[Records with drawing code]
------------------------

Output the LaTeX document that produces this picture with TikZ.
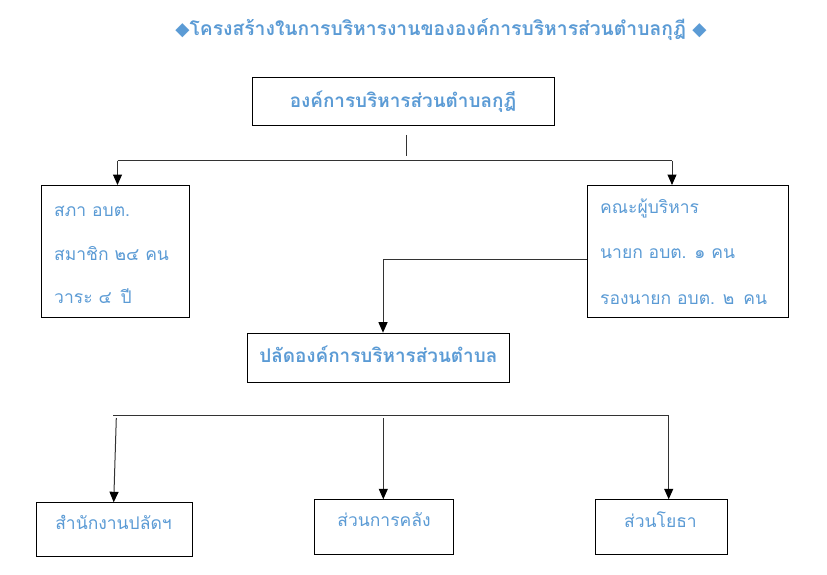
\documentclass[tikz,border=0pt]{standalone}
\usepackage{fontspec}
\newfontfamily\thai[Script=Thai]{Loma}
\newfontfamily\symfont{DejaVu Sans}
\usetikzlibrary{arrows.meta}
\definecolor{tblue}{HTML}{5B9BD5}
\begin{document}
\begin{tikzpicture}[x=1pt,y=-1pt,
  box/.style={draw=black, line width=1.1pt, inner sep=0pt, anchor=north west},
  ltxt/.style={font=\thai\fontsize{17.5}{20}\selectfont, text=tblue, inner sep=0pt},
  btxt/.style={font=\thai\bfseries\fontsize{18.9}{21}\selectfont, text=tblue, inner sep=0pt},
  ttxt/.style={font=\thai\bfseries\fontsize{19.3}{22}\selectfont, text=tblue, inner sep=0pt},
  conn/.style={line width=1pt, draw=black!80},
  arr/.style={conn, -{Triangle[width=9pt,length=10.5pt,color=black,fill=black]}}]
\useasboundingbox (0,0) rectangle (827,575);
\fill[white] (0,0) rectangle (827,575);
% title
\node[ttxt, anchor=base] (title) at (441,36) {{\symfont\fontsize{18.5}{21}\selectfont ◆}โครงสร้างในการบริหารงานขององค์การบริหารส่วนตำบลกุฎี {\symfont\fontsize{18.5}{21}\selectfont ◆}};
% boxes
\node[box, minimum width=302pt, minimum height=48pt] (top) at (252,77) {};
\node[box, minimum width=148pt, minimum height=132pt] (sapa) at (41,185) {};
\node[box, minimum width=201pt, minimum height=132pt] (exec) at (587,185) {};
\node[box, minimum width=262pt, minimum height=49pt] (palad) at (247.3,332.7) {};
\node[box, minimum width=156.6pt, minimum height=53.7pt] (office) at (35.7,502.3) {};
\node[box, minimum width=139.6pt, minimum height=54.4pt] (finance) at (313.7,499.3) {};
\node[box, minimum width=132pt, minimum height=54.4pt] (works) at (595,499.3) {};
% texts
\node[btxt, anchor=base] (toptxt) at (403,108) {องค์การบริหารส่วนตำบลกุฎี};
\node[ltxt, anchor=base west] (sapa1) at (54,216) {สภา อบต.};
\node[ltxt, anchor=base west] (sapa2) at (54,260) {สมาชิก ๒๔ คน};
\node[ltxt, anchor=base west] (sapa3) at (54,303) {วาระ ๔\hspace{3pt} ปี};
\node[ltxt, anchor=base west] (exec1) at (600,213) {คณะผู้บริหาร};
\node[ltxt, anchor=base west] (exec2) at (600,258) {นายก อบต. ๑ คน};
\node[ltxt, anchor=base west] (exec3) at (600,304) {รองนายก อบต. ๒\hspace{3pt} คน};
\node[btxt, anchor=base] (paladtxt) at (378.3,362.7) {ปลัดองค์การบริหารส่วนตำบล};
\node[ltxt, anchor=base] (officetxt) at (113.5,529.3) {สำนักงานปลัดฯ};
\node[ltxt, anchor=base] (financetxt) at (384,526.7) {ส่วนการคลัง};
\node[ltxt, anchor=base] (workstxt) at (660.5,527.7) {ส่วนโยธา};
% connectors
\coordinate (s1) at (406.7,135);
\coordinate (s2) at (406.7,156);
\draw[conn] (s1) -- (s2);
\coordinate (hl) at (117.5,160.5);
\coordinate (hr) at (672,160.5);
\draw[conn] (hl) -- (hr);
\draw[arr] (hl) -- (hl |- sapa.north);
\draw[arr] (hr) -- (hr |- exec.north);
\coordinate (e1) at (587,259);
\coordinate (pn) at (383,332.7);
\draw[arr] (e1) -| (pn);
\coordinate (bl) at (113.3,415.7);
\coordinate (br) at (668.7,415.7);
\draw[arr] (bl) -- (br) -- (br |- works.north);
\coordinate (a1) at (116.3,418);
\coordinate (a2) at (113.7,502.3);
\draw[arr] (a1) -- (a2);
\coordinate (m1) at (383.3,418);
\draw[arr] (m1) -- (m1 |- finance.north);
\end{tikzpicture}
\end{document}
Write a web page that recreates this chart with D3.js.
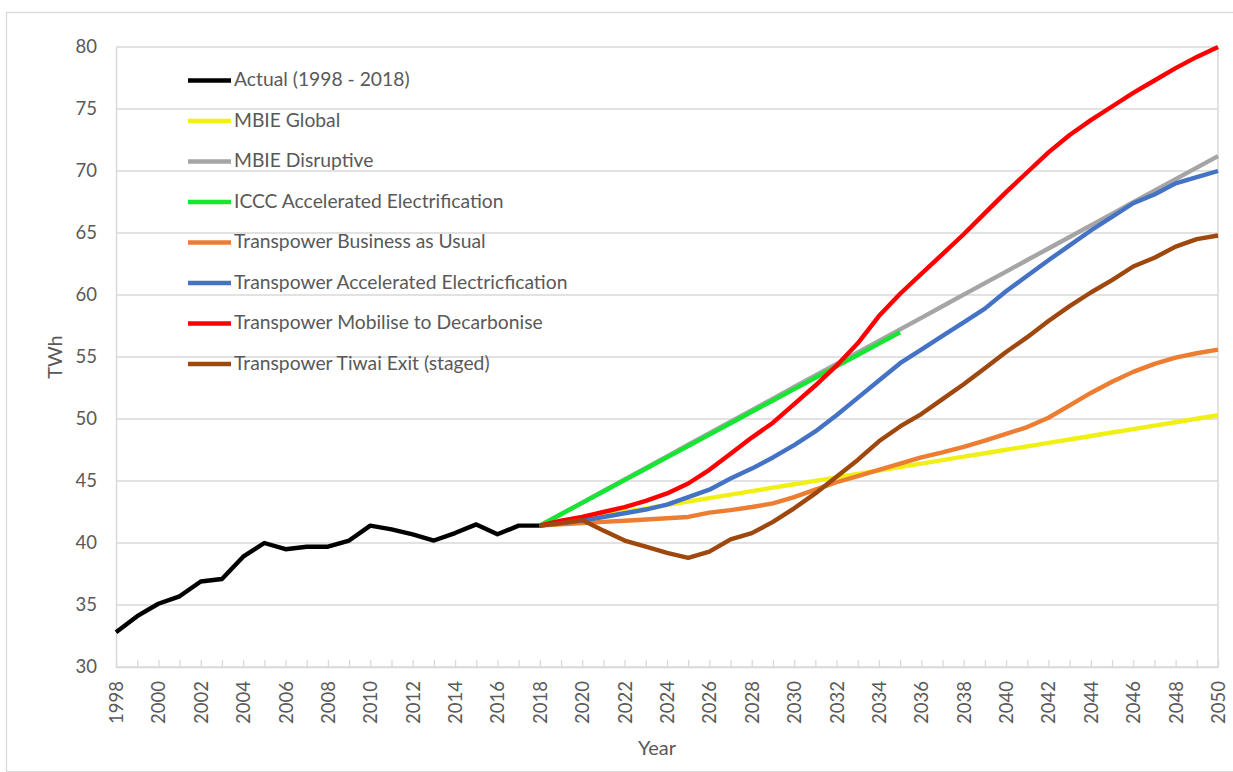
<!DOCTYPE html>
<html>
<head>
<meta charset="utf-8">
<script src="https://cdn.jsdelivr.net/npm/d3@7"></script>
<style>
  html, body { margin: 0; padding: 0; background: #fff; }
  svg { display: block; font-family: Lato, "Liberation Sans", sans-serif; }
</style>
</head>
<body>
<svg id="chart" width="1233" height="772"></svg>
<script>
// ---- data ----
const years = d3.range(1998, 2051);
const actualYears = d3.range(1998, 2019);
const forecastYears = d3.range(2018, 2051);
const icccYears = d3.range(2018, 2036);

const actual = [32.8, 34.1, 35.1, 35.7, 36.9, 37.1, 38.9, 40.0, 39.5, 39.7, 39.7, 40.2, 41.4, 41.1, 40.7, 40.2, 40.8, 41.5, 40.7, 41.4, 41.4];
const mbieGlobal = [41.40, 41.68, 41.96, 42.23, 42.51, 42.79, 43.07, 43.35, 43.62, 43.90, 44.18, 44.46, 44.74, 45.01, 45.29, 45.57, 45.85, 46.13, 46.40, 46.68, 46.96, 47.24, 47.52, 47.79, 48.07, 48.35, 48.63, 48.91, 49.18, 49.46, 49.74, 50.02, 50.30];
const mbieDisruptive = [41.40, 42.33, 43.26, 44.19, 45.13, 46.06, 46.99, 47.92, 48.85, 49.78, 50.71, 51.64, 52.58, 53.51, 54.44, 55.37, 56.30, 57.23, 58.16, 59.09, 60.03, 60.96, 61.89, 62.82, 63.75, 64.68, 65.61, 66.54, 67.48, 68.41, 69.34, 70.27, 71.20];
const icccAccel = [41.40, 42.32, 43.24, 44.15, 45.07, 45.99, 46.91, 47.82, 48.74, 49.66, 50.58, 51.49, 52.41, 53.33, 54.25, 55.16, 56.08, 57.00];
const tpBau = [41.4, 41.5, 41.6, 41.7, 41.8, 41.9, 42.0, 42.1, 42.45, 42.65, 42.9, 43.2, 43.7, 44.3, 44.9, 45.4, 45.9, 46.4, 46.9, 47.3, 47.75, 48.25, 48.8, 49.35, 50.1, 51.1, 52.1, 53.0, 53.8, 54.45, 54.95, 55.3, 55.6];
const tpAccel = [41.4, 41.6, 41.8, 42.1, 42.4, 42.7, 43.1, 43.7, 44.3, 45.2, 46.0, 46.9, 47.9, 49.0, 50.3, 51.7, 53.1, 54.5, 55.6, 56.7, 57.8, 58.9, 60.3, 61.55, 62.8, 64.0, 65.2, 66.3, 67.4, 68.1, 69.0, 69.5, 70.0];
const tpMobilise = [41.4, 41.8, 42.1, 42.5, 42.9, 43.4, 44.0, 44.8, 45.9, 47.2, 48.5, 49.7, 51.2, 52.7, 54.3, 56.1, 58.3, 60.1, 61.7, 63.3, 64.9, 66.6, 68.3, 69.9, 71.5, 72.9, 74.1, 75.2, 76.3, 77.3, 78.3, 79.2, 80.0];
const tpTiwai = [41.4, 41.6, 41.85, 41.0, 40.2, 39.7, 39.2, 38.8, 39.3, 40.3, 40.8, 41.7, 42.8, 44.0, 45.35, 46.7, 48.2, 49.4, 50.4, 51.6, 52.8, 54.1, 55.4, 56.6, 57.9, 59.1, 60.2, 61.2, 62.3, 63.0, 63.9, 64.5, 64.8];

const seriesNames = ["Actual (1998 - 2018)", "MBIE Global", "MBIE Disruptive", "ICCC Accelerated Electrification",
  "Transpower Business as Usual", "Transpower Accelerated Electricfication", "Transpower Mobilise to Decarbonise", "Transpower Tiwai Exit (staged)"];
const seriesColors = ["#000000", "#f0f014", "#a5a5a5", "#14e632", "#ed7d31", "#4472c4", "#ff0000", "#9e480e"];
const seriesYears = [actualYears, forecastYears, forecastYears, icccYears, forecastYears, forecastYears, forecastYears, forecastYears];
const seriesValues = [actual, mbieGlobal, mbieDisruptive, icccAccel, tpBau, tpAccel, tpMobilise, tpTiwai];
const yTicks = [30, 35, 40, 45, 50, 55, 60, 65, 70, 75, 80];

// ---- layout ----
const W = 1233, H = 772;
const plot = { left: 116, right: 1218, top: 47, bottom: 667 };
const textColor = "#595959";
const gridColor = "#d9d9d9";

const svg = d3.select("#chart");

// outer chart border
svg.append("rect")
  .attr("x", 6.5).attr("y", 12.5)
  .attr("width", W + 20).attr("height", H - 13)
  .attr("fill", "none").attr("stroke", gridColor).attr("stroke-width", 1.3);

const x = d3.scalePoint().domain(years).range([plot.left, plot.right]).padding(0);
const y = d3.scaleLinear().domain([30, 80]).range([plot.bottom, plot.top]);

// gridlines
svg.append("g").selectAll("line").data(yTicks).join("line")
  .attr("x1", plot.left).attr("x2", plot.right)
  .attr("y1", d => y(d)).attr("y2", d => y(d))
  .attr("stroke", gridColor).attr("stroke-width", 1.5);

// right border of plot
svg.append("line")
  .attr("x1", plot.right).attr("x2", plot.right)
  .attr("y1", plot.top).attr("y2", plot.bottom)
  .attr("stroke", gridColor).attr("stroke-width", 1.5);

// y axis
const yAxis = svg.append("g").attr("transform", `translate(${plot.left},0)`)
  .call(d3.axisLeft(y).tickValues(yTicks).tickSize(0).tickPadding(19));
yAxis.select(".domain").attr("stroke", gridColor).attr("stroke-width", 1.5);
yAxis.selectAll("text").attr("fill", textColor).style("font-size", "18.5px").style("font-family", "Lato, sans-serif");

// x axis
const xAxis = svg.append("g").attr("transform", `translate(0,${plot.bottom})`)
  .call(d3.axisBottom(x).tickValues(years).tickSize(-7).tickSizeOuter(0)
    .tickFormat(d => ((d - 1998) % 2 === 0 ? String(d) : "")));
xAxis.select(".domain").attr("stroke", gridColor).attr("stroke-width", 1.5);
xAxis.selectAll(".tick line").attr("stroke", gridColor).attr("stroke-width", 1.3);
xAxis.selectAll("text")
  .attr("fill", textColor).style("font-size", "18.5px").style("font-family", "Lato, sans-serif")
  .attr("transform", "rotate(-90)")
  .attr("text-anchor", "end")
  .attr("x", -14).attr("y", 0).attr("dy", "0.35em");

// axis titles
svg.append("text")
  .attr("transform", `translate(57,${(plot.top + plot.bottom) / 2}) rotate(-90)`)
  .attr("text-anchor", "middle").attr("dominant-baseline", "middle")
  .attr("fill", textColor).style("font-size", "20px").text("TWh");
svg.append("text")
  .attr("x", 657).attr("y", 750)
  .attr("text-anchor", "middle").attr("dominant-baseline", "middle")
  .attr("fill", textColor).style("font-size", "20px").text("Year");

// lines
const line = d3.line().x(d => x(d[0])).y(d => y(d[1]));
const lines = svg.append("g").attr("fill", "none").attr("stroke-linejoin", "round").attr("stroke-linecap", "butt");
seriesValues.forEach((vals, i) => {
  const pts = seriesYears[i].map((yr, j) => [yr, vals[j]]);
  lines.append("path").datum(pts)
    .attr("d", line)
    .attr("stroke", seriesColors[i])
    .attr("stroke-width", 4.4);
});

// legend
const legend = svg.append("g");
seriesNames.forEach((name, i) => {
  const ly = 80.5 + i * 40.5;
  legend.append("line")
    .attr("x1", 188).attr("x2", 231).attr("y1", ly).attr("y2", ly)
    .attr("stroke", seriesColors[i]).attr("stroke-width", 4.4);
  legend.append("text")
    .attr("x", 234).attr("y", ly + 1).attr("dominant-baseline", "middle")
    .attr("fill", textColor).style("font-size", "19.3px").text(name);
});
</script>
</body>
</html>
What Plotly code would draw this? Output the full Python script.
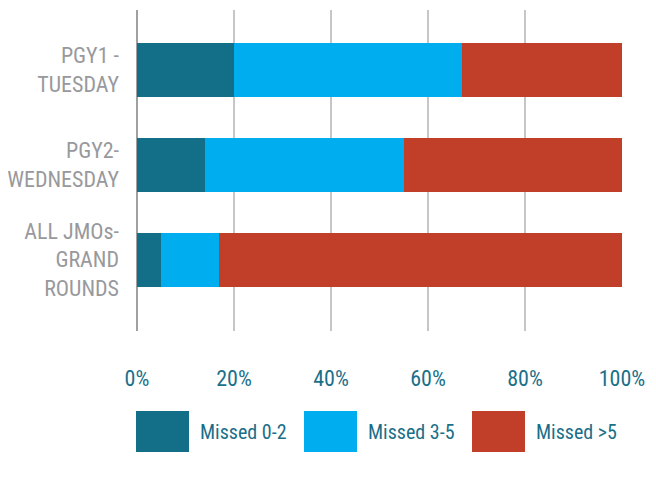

------------------------

▶ **REQUIRED TASK**
Give the number of lines in the entries that include the string "chart", and nothing more.

▶ **SOLUTION TO THIS PROBLEM**
4